Saturday afternoon, five people on mountain bikes were on a trail northeast of Fall City. They encountered two cougars. One of them, a 75-pound young male, considered a “kitten” in cougar terms, attacked.  A second cougar ran off.

KIRO 7 talked to a man who owns a cabin a couple of miles from where the attack happened.

“This is their area,” said Paul Ofsthun, who owns a cabin nearby. “This is where they live. It’s their wilderness. And unfortunately, we keep treading on their area.”

Ofsthun said the cyclists were in a very wild area.

“They were 20 miles from here,” Ofsthun said. “You got to be prepared for the wilderness. You don’t go camping and don’t take a tent.”

Anderson said he is more careful now, too. He thinks the cougar who disappeared was likely the young male’s mother.

We asked if he thinks the cougar will be found.
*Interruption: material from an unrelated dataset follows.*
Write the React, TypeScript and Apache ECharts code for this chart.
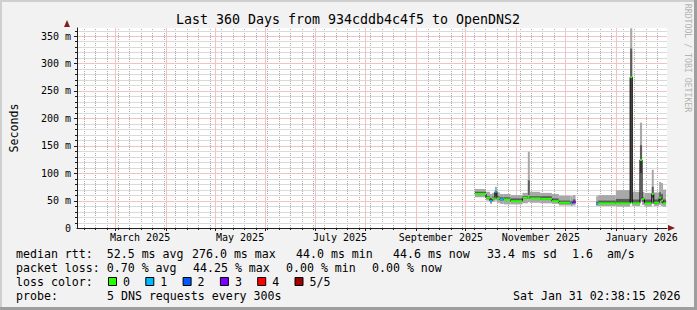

“I don’t think so,” Anderson said. “I mean, just cougars. If she’s mature, you know, seasoned, she’s going to disappear.”

Indeed, the Department of Fish and Wildlife said it searched Saturday afternoon with hounds and could not find the second cougar.

Now as for the young male, he was euthanized. His remains are being sent to the Washington State University lab for a necropsy.

They want to find out its age and whether it had any diseases.